Parents should call financial aid offices to ask about their specific parental disclosure policies, because information online is sometimes outdated and financial aid deadlines are tight. Further, until the 2024-25 FAFSA is actually released in October 2023, nothing is set in stone.
“We encourage students and their families to stay on top of this information and track any relevant changes,” Lachs said.
College aid considerations for divorcing parents
For parents who aren’t divorced yet but are strongly considering a split, it may be worth hiring an attorney who can structure the divorce settlement in a way that might ease the burden of paying for college.
Specifically, the settlement could stipulate how much each parent will contribute to the child’s 529 college savings plan (formally called a qualified tuition program) as well as who will own the account. (Learn more: Getting the most out of your 529 plan)
It matters which parent owns the plan for financial aid purposes. For the 2023-24 academic year, if the custodial parent owns the 529, then it’s counted as a parental asset, and distributions aren’t treated as income.
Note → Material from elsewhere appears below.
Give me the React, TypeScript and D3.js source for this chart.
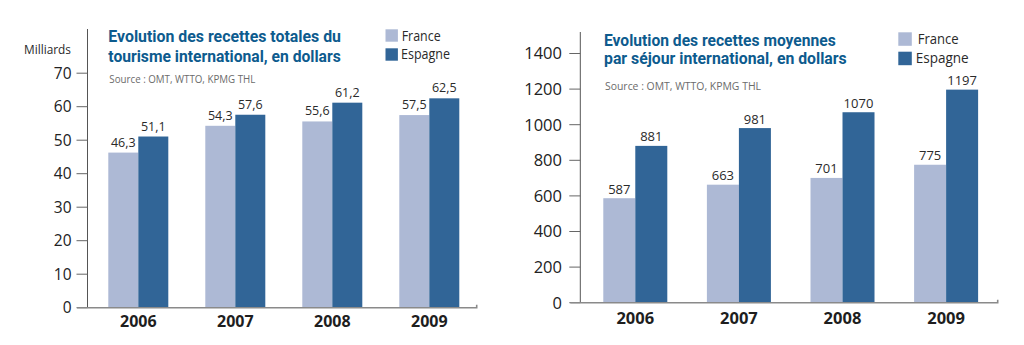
import React from "react";
import * as d3 from "d3";

const years = ["2006", "2007", "2008", "2009"];
const seriesNames = ["France", "Espagne"];
const totalFrance = [46.3, 54.3, 55.6, 57.5];
const totalEspagne = [51.1, 57.6, 61.2, 62.5];
const avgFrance = [587, 663, 701, 775];
const avgEspagne = [881, 981, 1070, 1197];
const totalTicks = [0, 10, 20, 30, 40, 50, 60, 70];
const avgTicks = [0, 200, 400, 600, 800, 1000, 1200, 1400];
const titleTotal = ["Evolution des recettes totales du", "tourisme international, en dollars"];
const titleAvg = ["Evolution des recettes moyennes", "par séjour international, en dollars"];
const sourceText = "Source : OMT, WTTO, KPMG THL";
const unitLabel = "Milliards";

const COLORS: Record<string, string> = { France: "#adb9d5", Espagne: "#316597" };
const TITLE_COLOR = "#0d5b8e";
const FONT = "'Open Sans', 'DejaVu Sans', sans-serif";
const TFONT = "Roboto, 'Open Sans', sans-serif";

type Cfg = {
  france: number[];
  espagne: number[];
  ticks: number[];
  fmt: (v: number) => string;
  axisX: number;
  baseY: number;
  axisTop: number;
  yMax: number;
  yMaxPx: number;
  xRange: [number, number];
  barW: number;
  pInner: number;
  pOuter: number;
  xAxisStart: number;
  xAxisEnd: number;
  tickLabelX: number;
  tickFont: number;
  valueFont: number;
  valueGap: number;
  yearFont: number;
  yearDy: number;
  title: string[];
  titleX: number;
  titleY: number[];
  titleW: number[];
  sourceY: number;
  sourceW: number;
  legend: { sx: number; sy: number[]; s: number; tx: number[]; ty: number[]; tw: number[]; fs: number };
  unit?: { x: number; y: number; w: number };
};

function Chart({ c }: { c: Cfg }) {
  const y = d3.scaleLinear().domain([0, c.yMax]).range([c.baseY, c.yMaxPx]);
  const x0 = d3
    .scaleBand<string>()
    .domain(years)
    .range(c.xRange)
    .paddingInner(c.pInner)
    .paddingOuter(c.pOuter);
  const x1 = d3.scaleBand<string>().domain(seriesNames).range([0, x0.bandwidth()]);
  const vals: Record<string, number[]> = { France: c.france, Espagne: c.espagne };
  return (
    <g>
      {/* titles */}
      {c.title.map((t, i) => (
        <text
          key={t}
          x={c.titleX}
          y={c.titleY[i]}
          fill={TITLE_COLOR}
          fontFamily={TFONT}
          fontWeight={700}
          fontSize={16}
          textLength={c.titleW[i]}
          lengthAdjust="spacingAndGlyphs"
        >
          {t}
        </text>
      ))}
      <text
        x={c.titleX + 1}
        y={c.sourceY}
        fill="#6b6b6b"
        fontFamily={FONT}
        fontSize={11}
        textLength={c.sourceW}
        lengthAdjust="spacingAndGlyphs"
      >
        {sourceText}
      </text>
      {/* legend */}
      {seriesNames.map((s, i) => (
        <g key={s}>
          <rect x={c.legend.sx} y={c.legend.sy[i]} width={c.legend.s} height={c.legend.s} fill={COLORS[s]} />
          <text
            x={c.legend.tx[i]}
            y={c.legend.ty[i]}
            fill="#2a2a2a"
            fontFamily={FONT}
            fontSize={c.legend.fs}
            textLength={c.legend.tw[i]}
            lengthAdjust="spacingAndGlyphs"
          >
            {s}
          </text>
        </g>
      ))}
      {c.unit && (
        <text
          x={c.unit.x}
          y={c.unit.y}
          fill="#2a2a2a"
          fontFamily={FONT}
          fontSize={13}
          textLength={c.unit.w}
          lengthAdjust="spacingAndGlyphs"
        >
          {unitLabel}
        </text>
      )}
      {/* y axis */}
      <line x1={c.axisX} x2={c.axisX} y1={c.axisTop} y2={c.baseY} stroke="#555" strokeWidth={1} />
      {c.ticks.map((t) => (
        <g key={t}>
          <line x1={c.axisX - 11} x2={c.axisX} y1={y(t)} y2={y(t)} stroke="#666" strokeWidth={1} />
          <text
            x={c.tickLabelX}
            y={y(t)}
            dy="0.36em"
            textAnchor="end"
            fill="#222"
            fontFamily={FONT}
            fontSize={c.tickFont}
          >
            {t}
          </text>
        </g>
      ))}
      {/* bars */}
      {years.map((yr, i) => (
        <g key={yr} transform={`translate(${x0(yr)},0)`}>
          {seriesNames.map((s) => {
            const v = vals[s][i];
            const bx = x1(s) as number;
            return (
              <g key={s}>
                <rect x={bx} y={y(v)} width={x1.bandwidth()} height={c.baseY - y(v)} fill={COLORS[s]} />
                <text
                  x={bx + x1.bandwidth() / 2}
                  y={y(v) - c.valueGap}
                  textAnchor="middle"
                  fill="#2a2a2a"
                  fontFamily={FONT}
                  fontSize={c.valueFont}
                >
                  {c.fmt(v)}
                </text>
              </g>
            );
          })}
          <text
            x={x0.bandwidth() / 2}
            y={c.baseY + c.yearDy}
            textAnchor="middle"
            fill="#1e1e1e"
            fontFamily={FONT}
            fontWeight={700}
            fontSize={c.yearFont}
          >
            {yr}
          </text>
        </g>
      ))}
      {/* x axis */}
      <path
        d={`M${c.xAxisStart},${c.baseY}H${c.xAxisEnd}V${c.baseY - 3}`}
        fill="none"
        stroke="#8a8a8a"
        strokeWidth={1.6}
      />
    </g>
  );
}

const fmtComma = (v: number) => d3.format(".1f")(v).replace(".", ",");
const fmtInt = (v: number) => d3.format("d")(v);

const leftCfg: Cfg = {
  france: totalFrance,
  espagne: totalEspagne,
  ticks: totalTicks,
  fmt: fmtComma,
  axisX: 87.5,
  baseY: 307.7,
  axisTop: 29,
  yMax: 70,
  yMaxPx: 307.7 - 70 * 3.35,
  xRange: [89.8, 477.8],
  barW: 30,
  pInner: 0.3814,
  pOuter: 0.1907,
  xAxisStart: 77,
  xAxisEnd: 476.7,
  tickLabelX: 71.5,
  tickFont: 15.5,
  valueFont: 12.5,
  valueGap: 6,
  yearFont: 16,
  yearDy: 19,
  title: titleTotal,
  titleX: 108.3,
  titleY: [41.7, 61.7],
  titleW: [232.7, 232.4],
  sourceY: 83.3,
  sourceW: 146,
  legend: { sx: 385.5, sy: [29.3, 48.3], s: 12.4, tx: [401.7, 401], ty: [40.7, 59.3], tw: [39, 49], fs: 14 },
  unit: { x: 24, y: 54.3, w: 47 },
};

const rightCfg: Cfg = {
  france: avgFrance,
  espagne: avgEspagne,
  ticks: avgTicks,
  fmt: fmtInt,
  axisX: 580.3,
  baseY: 302.7,
  axisTop: 32,
  yMax: 1400,
  yMaxPx: 302.7 - 1400 * 0.178,
  xRange: [583.5, 997.9],
  barW: 32,
  pInner: 0.3822,
  pOuter: 0.191,
  xAxisStart: 570.3,
  xAxisEnd: 997.7,
  tickLabelX: 562,
  tickFont: 16.5,
  valueFont: 13,
  valueGap: 4.5,
  yearFont: 16.5,
  yearDy: 21,
  title: titleAvg,
  titleX: 604,
  titleY: [46, 64.3],
  titleW: [231.7, 242.7],
  sourceY: 89.7,
  sourceW: 156,
  legend: { sx: 898.3, sy: [32.3, 51.7], s: 13.5, tx: [917.7, 915.7], ty: [44, 63.3], tw: [41, 53], fs: 15 },
};

export default function App() {
  return (
    <div style={{ position: "absolute", left: 0, top: 0 }}>
      <svg width={1024} height={345} viewBox="0 0 1024 345" style={{ display: "block", background: "#fff" }}>
        <rect width={1024} height={345} fill="#fff" />
        <Chart c={leftCfg} />
        <Chart c={rightCfg} />
      </svg>
    </div>
  );
}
If a dependent student owns the 529 plan, it’s also treated as a parental asset for the 2023-24 academic year. Financial aid will be reduced by 5.64 percent of the account’s value (and remember, there’s no parental asset protection allowance for 2023-24).
If the noncustodial parent owns the 529, the distributions will count as untaxed income to the student, not as a parental asset, for the 2023-24 academic year. That means 50 percent of 529 distributions will be part of a student’s expected contribution to college costs, after subtracting the student’s income protection allowance.
For the 2024-25 academic year, 529 plans will not be counted as a parent or student asset, nor will distributions count as income to the student.
The FAFSA asks for asset values as of the day you submit the form, which means there’s more time to strategize with assets than with tax-return information. If you already have a 529 plan in place and it’s owned by the “wrong” parent, it’s best to speak with a financial professional before doing anything. Moving assets around for financial aid purposes can have unintended and expensive consequences.